**What is needed**
Write out each line exactly as given. Leave the pictures out of your copy.

**Data shown**
※ ※ ※
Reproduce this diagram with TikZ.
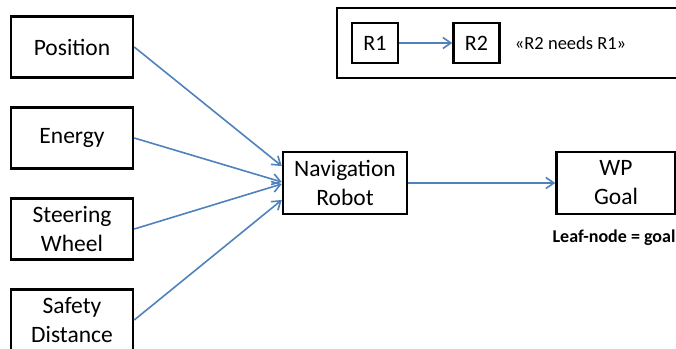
\documentclass[tikz,border=0pt]{standalone}
\usepackage{fontspec}
\setmainfont{Carlito}
\usetikzlibrary{positioning, arrows.meta}
\definecolor{linkblue}{HTML}{4F81BD}
\tikzset{
box/.style={draw, line width=2.5pt, minimum width=122pt, minimum height=61pt, inner sep=0pt, align=center, font=\fontsize{23.5}{29}\selectfont}, % the black requirement boxes
keybox/.style={box, minimum width=46pt, minimum height=40pt, font=\fontsize{22}{26}\selectfont}, % small boxes in the key
link/.style={-{Straight Barb[length=8pt,width=11pt]}, line width=1.6pt, draw=linkblue}, % blue "needs" arrows
note/.style={inner sep=0pt, font=\fontsize{18.5}{22}\selectfont}, % small text
node distance=27.5pt, % gap between the boxes on the left
}

\begin{document}
\begin{tikzpicture}[x=1pt,y=-1pt]
\useasboundingbox (0,0) rectangle (676,348);
% key
\node[draw, line width=1.2pt, minimum width=343pt, minimum height=70pt, inner sep=0pt] (key) at (508.5,43) {};
\node[keybox] (r1) at (375,43) {R1};
\node[keybox, right=53pt of r1] (r2) {R2};
\node[note, right=14pt of r2] (needs) {«R2 needs R1»};
% requirements
\node[box] (pos) at (72,47) {Position};
\node[box, below=of pos] (energy) {Energy};
\node[box, below=of energy] (steer) {Steering\\Wheel};
\node[box, below=of steer] (safety) {Safety\\Distance};
\node[box, minimum width=124pt, minimum height=62pt] (nav) at (345,183) {Navigation\\Robot};
\node[box, minimum width=119pt, minimum height=62pt, right=147pt of nav] (wp) {WP\\Goal};
\node[note, font=\fontsize{18}{22}\selectfont\bfseries] (leaf) at (614,238) {Leaf-node = goal};
\draw
(r1) edge[link] (r2)
(pos.east) edge[link] ([yshift=17pt]nav.west)
(energy.east) edge[link] ([yshift=1pt]nav.west)
(steer.east) edge[link] ([yshift=-1pt]nav.west)
(safety.east) edge[link] ([yshift=-17pt]nav.west)
(nav) edge[link] (wp);
\end{tikzpicture}
\end{document}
※ ※ ※
**Problem solution**
Reproduce this diagram with TikZ.
\documentclass[tikz,border=0pt]{standalone}
\usepackage{fontspec}
\setmainfont{Carlito}
\usetikzlibrary{positioning, arrows.meta}
\definecolor{linkblue}{HTML}{4F81BD}
\tikzset{
box/.style={draw, line width=2.5pt, minimum width=122pt, minimum height=61pt, inner sep=0pt, align=center, font=\fontsize{23.5}{29}\selectfont}, % the black requirement boxes
keybox/.style={box, minimum width=46pt, minimum height=40pt, font=\fontsize{22}{26}\selectfont}, % small boxes in the key
link/.style={-{Straight Barb[length=8pt,width=11pt]}, line width=1.6pt, draw=linkblue}, % blue "needs" arrows
note/.style={inner sep=0pt, font=\fontsize{18.5}{22}\selectfont}, % small text
node distance=27.5pt, % gap between the boxes on the left
}

\begin{document}
\begin{tikzpicture}[x=1pt,y=-1pt]
\useasboundingbox (0,0) rectangle (676,348);
% key
\node[draw, line width=1.2pt, minimum width=343pt, minimum height=70pt, inner sep=0pt] (key) at (508.5,43) {};
\node[keybox] (r1) at (375,43) {R1};
\node[keybox, right=53pt of r1] (r2) {R2};
\node[note, right=14pt of r2] (needs) {«R2 needs R1»};
% requirements
\node[box] (pos) at (72,47) {Position};
\node[box, below=of pos] (energy) {Energy};
\node[box, below=of energy] (steer) {Steering\\Wheel};
\node[box, below=of steer] (safety) {Safety\\Distance};
\node[box, minimum width=124pt, minimum height=62pt] (nav) at (345,183) {Navigation\\Robot};
\node[box, minimum width=119pt, minimum height=62pt, right=147pt of nav] (wp) {WP\\Goal};
\node[note, font=\fontsize{18}{22}\selectfont\bfseries] (leaf) at (614,238) {Leaf-node = goal};
\draw
(r1) edge[link] (r2)
(pos.east) edge[link] ([yshift=17pt]nav.west)
(energy.east) edge[link] ([yshift=1pt]nav.west)
(steer.east) edge[link] ([yshift=-1pt]nav.west)
(safety.east) edge[link] ([yshift=-17pt]nav.west)
(nav) edge[link] (wp);
\end{tikzpicture}
\end{document}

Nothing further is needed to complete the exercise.